II - A obrigação de restituir/indemnizar fundada no instituto do enriquecimento sem causa pressupõe a verificação cumulativa dos quatro seguintes requisitos: a) a existência de um enriquecimento; b) que ele careça de causa justificativa; c) que o mesmo tenha sido obtido à custa do empobrecimento daquele que pede a restituição; d) que a lei não faculte ao empobrecido outro meio de ser restituído/indemnizado.”
26) A ora Recorrente não se encontra numa situação de enriquecimento sem causa, por não preenchimento cumulativo dos quatro requisitos, i.e., não há um enriquecimento, sem razão atendível, à custa do empobrecimento de outrém, e quanto à questão de outro mecanismo da lei, facto é que não se pode indemnizar aquilo que já foi restituído.
27) Não pode a ora Recorrente devolver aquilo que não está em seu poder, não porque se tenha locupletado de tal quantia, mas porque tal quantia foi levantada conforme decorre de informação colhida no sistema informático.
28) Decaindo a obrigação de restituição, terá que decair a responsabilização da 1.ª Ré, porque não estão reunidas as condições para que a ora Recorrente seja obrigada a restituir qualquer valor ao autor, ora Recorrido.
29) No que aos juros de mora concerne, semelhante raciocínio se impõe, i.e., por se entender que a obrigação de restituição não existe, não poderia a Recorrente ter sido condenada ao pagamento de juros a contar a partir da citação.

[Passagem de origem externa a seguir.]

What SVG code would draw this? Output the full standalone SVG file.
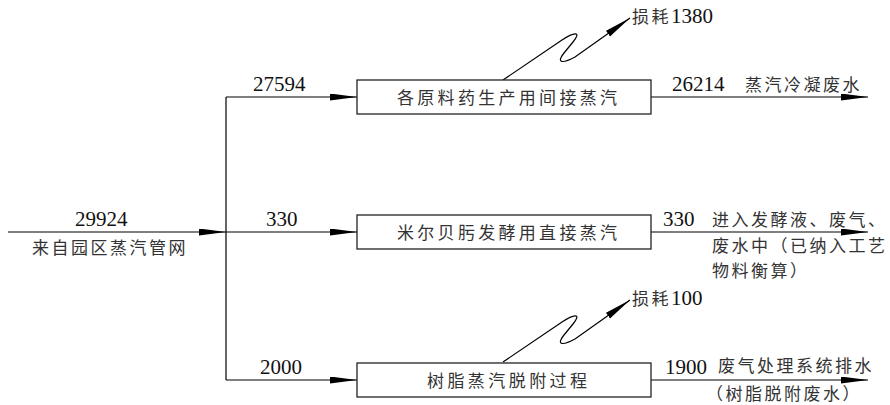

Face ao exposto, requer, muito respeitosamente, finalmente a V. Exa. se digne dar provimento ao presente recurso, revogando-se a sentença recorrida e substituindo-a por outra em que: (i) sejam alterados as resposta aos quesitos 7.º e 8.º da base instrutória no sentido de serem dados como não provados, ou “provado antes que” o montante de HKD$1,000,000.00 foi levantado; (ii) subsidiariamente, seja anulado o julgamento de matéria de facto nos autos, ordenando-se a repetição dos mesmos; e que seja revogada a sentença recorrida, determinando a improcedência do pedido da condenação da Recorrente.”.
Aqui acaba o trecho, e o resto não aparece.